START DATA ROWS

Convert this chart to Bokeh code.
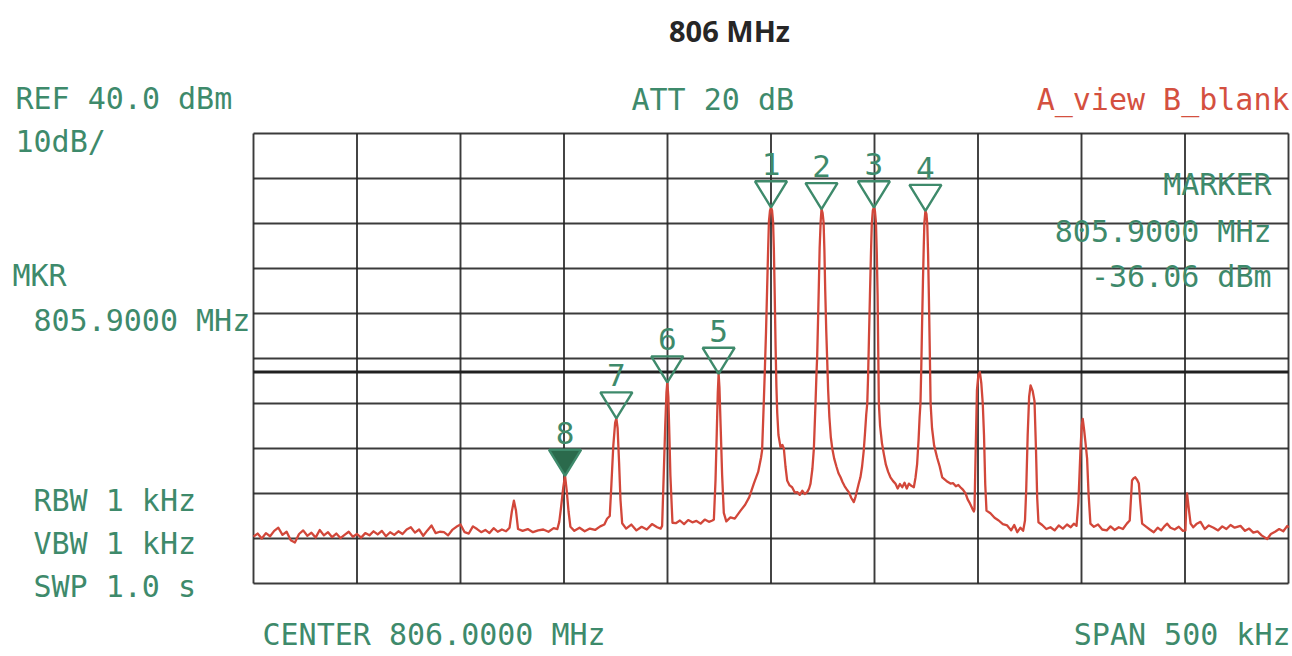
from bokeh.plotting import figure
from bokeh.models import Range1d, Label
from bokeh.embed import file_html
from bokeh.resources import INLINE

# ---------------- data ----------------
title_text = "806 MHz"
center_mhz = 806.0
span_khz = 500
ref_level_dbm = 40.0
db_per_div = 10
display_line_dbm = -13.0

x_grid_khz = [-250, -200, -150, -100, -50, 0, 50, 100, 150, 200, 250]
y_grid_dbm = [40, 30, 20, 10, 0, -10, -20, -30, -40, -50, -60]

# spectrum trace: frequency offset from centre (kHz) and level (dBm)
trace_khz = [
    -250, -248, -246, -244, -242, -240, -238, -236, -234, -232, -230, -228, -226, -224, -222,
    -220, -218, -216, -214, -212, -210, -208, -206, -204, -202, -200, -198, -196, -194, -192,
    -190, -188, -186, -184, -182, -180, -178, -176, -174, -172, -170, -168, -166, -164, -162,
    -160, -158, -156, -154, -152, -150, -148, -146, -144, -142, -140, -138, -136, -134, -132,
    -130, -128,
    -126.3, -125.2, -124.2, -123.2, -122.2,
    -120, -117.5, -115, -112.5, -110, -107.5, -105, -103.2,
    -102.3, -101.4, -100.4, -99.5, -98.7, -97.8, -96.9,
    -95, -92.5, -90, -87.5, -85, -82.5, -80.5, -79.2,
    -77.9, -77.1, -76.2, -75.3, -74.7, -74.1, -73.4, -72.7, -71.9,
    -70, -67.5, -65, -62.5, -60, -57.5, -55, -53.3,
    -52.6, -51.8, -51.1, -50.5, -50.1, -49.6, -49.1, -48.6, -47.6,
    -46, -44, -42, -40, -38, -36, -34, -32, -30, -28.3,
    -27.6, -26.8, -26.2, -25.7, -25.3, -24.9, -24.3, -23.6, -22.8, -21.6,
    -19.6, -17.5, -14.7, -12.5, -10.5, -8.3, -6.2, -4.8,
    -4.3, -3.5, -3.0, -2.4, -1.9, -1.4, -1.0, -0.5, 0.0, 0.5, 1.0, 1.4, 1.8, 2.2, 2.6, 3.0,
    3.6, 4.6, 5.5, 6.2, 7.0, 7.8, 9.0, 10.2, 11.5, 12.7, 13.9, 15.1, 16.3, 17.5, 18.4, 19.1,
    20.0, 20.7,
    21.5, 22.0, 22.3, 22.7, 23.1, 23.5, 24.0, 24.4, 24.9, 25.4, 25.8, 26.2, 26.7, 27.1, 27.6,
    28.2, 28.9, 29.6, 30.5, 31.6, 32.6, 33.6, 34.6, 35.6, 36.6, 37.6, 38.8, 40.0, 40.8, 41.6,
    42.4, 43.2, 44.0, 44.8, 45.5, 46.0, 46.5, 46.9, 47.3, 47.8, 48.3, 48.7, 49.2, 49.7, 50.2,
    50.7, 51.1, 51.5, 51.8, 52.1, 52.7, 53.6, 54.5, 55.5, 56.6, 57.7, 58.9, 60.1, 61.2, 62.3,
    63.4, 64.5, 65.6, 66.6, 67.8, 69.0, 69.8, 70.6, 71.3, 71.8, 72.2, 72.6, 73.0, 73.4, 73.8,
    74.1, 74.6, 75.1, 75.5, 75.9, 76.3, 76.7, 77.1, 77.8, 78.8, 80.3, 81.5, 82.7, 84.0, 85.3,
    86.7, 88.0, 89.3, 90.5, 91.5, 92.8, 94.0, 95.0, 96.1, 97.2, 98.0,
    98.3, 98.9, 99.5, 100.2, 100.9, 101.6, 102.3, 102.9, 103.5, 104.1,
    106.0, 108.0, 110.0, 112.0, 114.1, 116.0, 117.5, 119.0, 120.5, 121.8, 122.7,
    123.3, 124.0, 124.7, 125.4, 126.4, 127.3, 128.0, 128.6, 129.2,
    131.0, 133.0, 135.0, 137.0, 139.0, 141.0, 143.0, 144.8, 146.3, 147.6,
    148.5, 149.5, 150.1, 150.6, 151.3, 152.0, 152.7, 153.4, 154.3,
    156.0, 158.0, 160.0, 162.2, 164.0, 166.0, 168.0, 170.0, 171.9, 173.3,
    174.4, 175.2, 176.0, 176.9, 177.7, 178.4, 179.3,
    181.0, 183.0, 184.9, 186.8, 188.5, 190.0, 191.4, 193.0, 195.0, 197.0, 199.0, 200.2,
    200.6, 201.0, 201.6, 202.7,
    204.0, 205.5, 207.5, 209.5, 211.5, 213.8, 216.0, 218.0, 220.0, 222.0, 224.0, 226.8, 229.0,
    231.0, 233.0, 235.0, 237.0, 239.7, 241.5, 243.5, 245.5, 247.5, 249.4, 250.0,
]
trace_dbm = [
    -49.6, -48.9, -50.0, -48.8, -49.5, -48.3, -47.6, -49.2, -48.5, -50.4, -50.9, -49.0, -48.2, -49.4, -48.7,
    -49.8, -48.1, -49.3, -48.6, -49.7, -48.9, -49.9, -49.2, -48.5, -49.6, -49.0, -49.8, -48.8, -49.3, -48.4,
    -49.1, -48.3, -49.5, -48.6, -49.2, -48.4, -49.0, -48.0, -47.5, -48.7, -48.0, -49.4, -48.2, -47.1, -48.8,
    -48.5, -48.6, -49.3, -48.1, -47.4, -46.9, -48.6, -48.9, -47.3, -47.9, -48.6, -48.1, -48.8, -47.7, -48.5,
    -48.0, -48.4,
    -47.6, -44.0, -41.6, -43.8, -47.9,
    -48.3, -47.9, -48.6, -48.2, -48.0, -48.5, -47.7, -47.9,
    -46.3, -43.0, -38.8, -36.06, -39.3, -44.0, -47.4,
    -48.3, -47.6, -48.4, -47.8, -48.1, -47.3, -46.9, -45.6,
    -45.0, -38.0, -29.5, -24.3, -23.3, -25.5, -33.0, -41.5, -46.6,
    -47.8, -46.9, -48.2, -47.4, -48.0, -46.8, -47.5, -47.8,
    -47.2, -35.5, -25.0, -17.5, -15.3, -18.5, -27.0, -36.0, -46.5,
    -46.6, -46.0, -46.8, -45.9, -46.4, -46.1, -46.7, -45.8, -46.3, -46.0,
    -45.8, -37.0, -26.5, -17.5, -13.4, -16.5, -25.5, -36.0, -44.3, -46.2,
    -45.3, -45.6, -43.8, -42.5, -40.8, -37.8, -35.2, -32.0,
    -30.4, -20.0, -13.0, -4.0, 5.0, 14.0, 20.5, 22.8, 23.6, 22.9, 20.4, 14.0, 4.0, -7.0, -16.0, -22.0,
    -27.0, -29.7, -29.2, -30.0, -34.0, -37.1, -38.2, -38.6, -39.8, -39.7, -40.3, -39.4, -40.1, -39.7, -38.9, -37.8,
    -34.5, -30.1,
    -20.0, -13.0, -9.7, -2.0, 6.0, 14.5, 20.5, 23.2, 22.4, 20.3, 14.0, 5.0, -4.0, -9.7, -17.0,
    -23.0, -27.5, -30.0, -32.2, -34.0, -35.5, -36.4, -37.5, -38.4, -39.1, -39.7, -41.0, -41.9, -40.8, -39.3,
    -37.8, -36.4, -34.0, -30.5, -26.0, -22.5, -20.0, -14.0, -6.0, 4.0, 13.5, 20.0, 22.9, 23.6, 22.8,
    20.2, 13.5, 4.0, -8.0, -20.0, -25.0, -28.8, -31.2, -33.6, -35.2, -36.4, -37.2, -37.8, -38.9, -37.9,
    -38.6, -37.6, -38.9, -37.8, -38.3, -38.6, -36.5, -33.4, -28.0, -23.0, -20.0, -12.0, -2.0, 7.0, 15.0,
    20.2, 22.8, 22.1, 19.8, 13.0, 3.0, -8.0, -20.0, -25.5, -29.3, -32.1, -34.0, -36.4, -36.9, -37.4,
    -37.8, -37.7, -38.4, -38.1, -38.6, -39.2, -40.0, -41.3, -42.2, -43.3, -44.0,
    -43.5, -30.0, -17.0, -13.5, -13.0, -15.5, -20.0, -27.0, -38.0, -43.8,
    -44.4, -45.4, -46.0, -46.8, -47.1, -48.2, -47.0, -48.6, -47.6, -48.3, -46.0,
    -39.0, -27.0, -18.5, -16.0, -17.2, -19.5, -30.0, -41.0, -46.4,
    -47.0, -47.9, -47.5, -48.2, -47.1, -47.8, -46.9, -47.5, -46.7, -47.2,
    -42.0, -30.4, -25.0, -23.4, -26.0, -29.0, -32.2, -40.0, -46.7,
    -47.4, -46.9, -48.0, -48.2, -47.3, -48.1, -47.5, -47.9, -46.7, -46.0,
    -37.1, -36.6, -36.4, -37.0, -37.8, -42.0, -46.7,
    -47.3, -48.0, -48.6, -47.6, -48.2, -47.3, -46.7, -47.6, -48.0, -47.4, -48.3, -48.2,
    -43.0, -40.0, -42.5, -46.7,
    -47.5, -46.8, -46.3, -47.9, -47.1, -47.6, -48.2, -47.3, -47.9, -47.0, -47.6, -47.2, -48.3,
    -47.8, -48.7, -48.4, -49.3, -50.1, -49.0, -48.5, -47.9, -48.4, -47.2, -47.6,
]

# peak markers
marker_ids = ["1", "2", "3", "4", "5", "6", "7", "8"]
marker_khz = [0.0, 24.4, 49.7, 74.6, -25.3, -50.1, -74.7, -99.5]
marker_dbm = [23.6, 23.2, 23.6, 22.8, -13.4, -15.3, -23.3, -36.06]
active_marker = "8"

# annotation texts
left_texts = ["REF 40.0 dBm", "10dB/", "MKR", "805.9000 MHz", "RBW 1 kHz", "VBW 1 kHz", "SWP 1.0 s"]
att_text = "ATT 20 dB"
trace_mode_text = "A_view B_blank"
marker_block = ["MARKER", "805.9000 MHz", "-36.06 dBm"]
center_text = "CENTER 806.0000 MHz"
span_text = "SPAN 500 kHz"

# ---------------- layout ----------------
W, H = 1292, 656
PX_PER_KHZ = 2.07          # 103.5 px per 50 kHz division
PX_PER_DB = 4.5            # 45 px per 10 dB division
X0_PX, Y0_PX = 770.5, 133  # canvas position of centre frequency and reference level


def kx(px):   # canvas x pixel -> kHz
    return (px - X0_PX) / PX_PER_KHZ


def dy(py):   # canvas y pixel -> dBm
    return ref_level_dbm - (py - Y0_PX) / PX_PER_DB


GREEN = "#3e8a6b"
DARK_GREEN = "#2b6a4c"
RED = "#d4503f"
TRACE = "#d2473a"
GRID = "#262626"
FONT = "DejaVu Sans Mono"
FSIZE = "30px"

p = figure(width=W, height=H, output_backend="svg", toolbar_location=None,
           x_axis_type=None, y_axis_type=None,
           x_range=Range1d(kx(0), kx(W)), y_range=Range1d(dy(H), dy(0)),
           min_border=0, outline_line_color=None, background_fill_color="white")

x_lo, x_hi = x_grid_khz[0], x_grid_khz[-1]
y_lo, y_hi = y_grid_dbm[-1], y_grid_dbm[0]

# graticule
p.segment(x0=x_grid_khz, y0=[y_lo] * len(x_grid_khz), x1=x_grid_khz, y1=[y_hi] * len(x_grid_khz),
          line_color=GRID, line_width=1.9, line_alpha=0.9)
p.segment(x0=[x_lo] * len(y_grid_dbm), y0=y_grid_dbm, x1=[x_hi] * len(y_grid_dbm), y1=y_grid_dbm,
          line_color=GRID, line_width=1.9, line_alpha=0.9)
# display line
p.segment(x0=[x_lo], y0=[display_line_dbm], x1=[x_hi], y1=[display_line_dbm],
          line_color="#202020", line_width=3.2)

# trace
p.line(trace_khz, trace_dbm, line_color=TRACE, line_width=2.3, line_join="round")

# marker triangles (tip on the peak)
tri_hw = 16 / PX_PER_KHZ
tri_h = 26 / PX_PER_DB
xs, ys, fills, alphas = [], [], [], []
for mid, f, lv in zip(marker_ids, marker_khz, marker_dbm):
    xs.append([f - tri_hw, f + tri_hw, f])
    ys.append([lv + tri_h, lv + tri_h, lv])
    fills.append(DARK_GREEN if mid == active_marker else "white")
    alphas.append(1.0 if mid == active_marker else 0.0)
p.patches(xs, ys, fill_color=fills, fill_alpha=alphas, line_color=GREEN, line_width=2.4)

for mid, f, lv in zip(marker_ids, marker_khz, marker_dbm):
    p.add_layout(Label(x=f, y=lv + tri_h + 17 / PX_PER_DB, text=mid, text_font=FONT,
                       text_font_size="31px", text_color=GREEN, text_align="center",
                       text_baseline="middle"))


def add_text(txt, px, py, align="left", color=GREEN, size=FSIZE, font=FONT, style="normal"):
    # px, py: canvas pixel of the text's anchor (vertical middle)
    p.add_layout(Label(x=kx(px), y=dy(py), text=txt, text_font=font, text_font_size=size,
                       text_color=color, text_align=align, text_baseline="middle",
                       text_font_style=style))


add_text(title_text, 729, 30, align="center", color="#262626", size="29px",
         font="Open Sans", style="bold")

add_text(left_texts[0], 15, 98)
add_text(left_texts[1], 15, 141)
add_text(left_texts[2], 12, 275)
add_text(left_texts[3], 33, 320)
add_text(left_texts[4], 33, 500)
add_text(left_texts[5], 33, 543)
add_text(left_texts[6], 33, 586)

add_text(att_text, 631, 99)
add_text(trace_mode_text, 1289, 99, align="right", color=RED)

add_text(marker_block[0], 1271, 184, align="right")
add_text(marker_block[1], 1271, 231, align="right")
add_text(marker_block[2], 1271, 276, align="right")

add_text(center_text, 262, 634)
add_text(span_text, 1290, 634, align="right")

open("out.html", "w").write(file_html(p, INLINE))
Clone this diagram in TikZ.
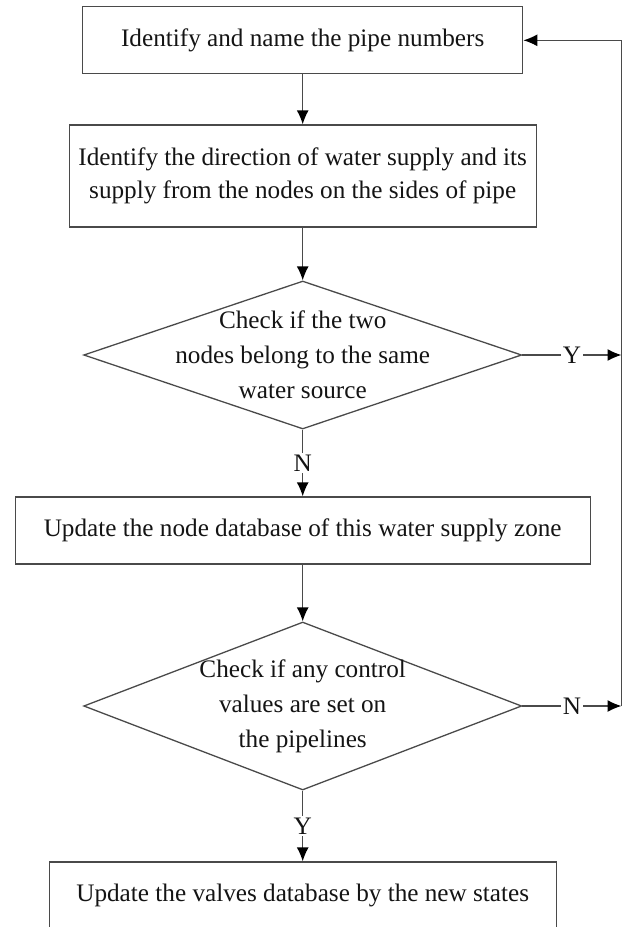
\documentclass[tikz,border=0pt]{standalone}
\usepackage{fontspec}
\setmainfont{Liberation Serif}
\usetikzlibrary{shapes.geometric,arrows.meta}

\definecolor{linegray}{HTML}{4A4A4A}
\definecolor{textgray}{HTML}{141414}

\tikzset{
  stepbox/.style={draw=linegray, line width=0.65pt, inner sep=0pt, text=textgray,
    align=center, font=\fontsize{12.6}{16.5}\selectfont},
  decision/.style={draw=linegray, line width=0.65pt, diamond, inner sep=0pt},
  decisiontext/.style={align=center, text=textgray, font=\fontsize{12.6}{17.5}\selectfont},
  flow/.style={draw=linegray, line width=0.65pt, -{Latex[length=7pt,width=6pt,black]}},
  answer/.style={fill=white, inner sep=1pt, text=textgray, font=\fontsize{12.6}{14}\selectfont}
}

\begin{document}
\begin{tikzpicture}[x=0.5pt,y=-0.5pt]
		\useasboundingbox (0,0) rectangle (623,927);
		\node[stepbox, minimum width=220pt, minimum height=33.5pt] (name) at (302.7,40.3) {Identify and name the pipe numbers};
		\node[stepbox, minimum width=233.5pt, minimum height=51pt] (direction) at (302.7,176) {Identify the direction of water supply and its\\supply from the nodes on the sides of pipe};
		\node[decision, minimum width=219pt, minimum height=74pt] (source) at (302.7,355) {};
		\node[decisiontext] at (source) {Check if the two\\nodes belong to the same\\water source};
		\node[stepbox, minimum width=287.5pt, minimum height=33.5pt] (zone) at (302.7,530.5) {Update the node database of this water supply zone};
		\node[decision, minimum width=219pt, minimum height=84pt] (valves) at (302.7,706) {};
		\node[decisiontext] at (valves) {Check if any control\\values are set on\\the pipelines};
		\node[stepbox, minimum width=253.5pt, minimum height=33.5pt] (states) at (302.7,895.5) {Update the valves database by the new states};
		\coordinate (yes) at (621.5,355);
		\coordinate (no) at (621.5,706);
		\draw[flow] (name) -- (direction);
		\draw[flow] (direction) -- (source);
		\draw[flow] (source) -- node[answer] {N} (zone);
		\draw[flow] (zone) -- (valves);
		\draw[flow] (valves) -- node[answer] {Y} (states);
		\draw[flow] (source.east) -- node[answer] {Y} (yes);
		\draw[flow] (valves.east) -- node[answer] {N} (no);
		\draw[flow] (no) |- (name.east);
	\end{tikzpicture}
\end{document}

END DATA ROWS

EXERCISE DESCRIPTION => Repeat exactly the lines from the start of the entries down to the line with "-40, -50, -60]", keeping both ends but none of the pictures.

TASK OUTPUT =>
Convert this chart to Bokeh code.
from bokeh.plotting import figure
from bokeh.models import Range1d, Label
from bokeh.embed import file_html
from bokeh.resources import INLINE

# ---------------- data ----------------
title_text = "806 MHz"
center_mhz = 806.0
span_khz = 500
ref_level_dbm = 40.0
db_per_div = 10
display_line_dbm = -13.0

x_grid_khz = [-250, -200, -150, -100, -50, 0, 50, 100, 150, 200, 250]
y_grid_dbm = [40, 30, 20, 10, 0, -10, -20, -30, -40, -50, -60]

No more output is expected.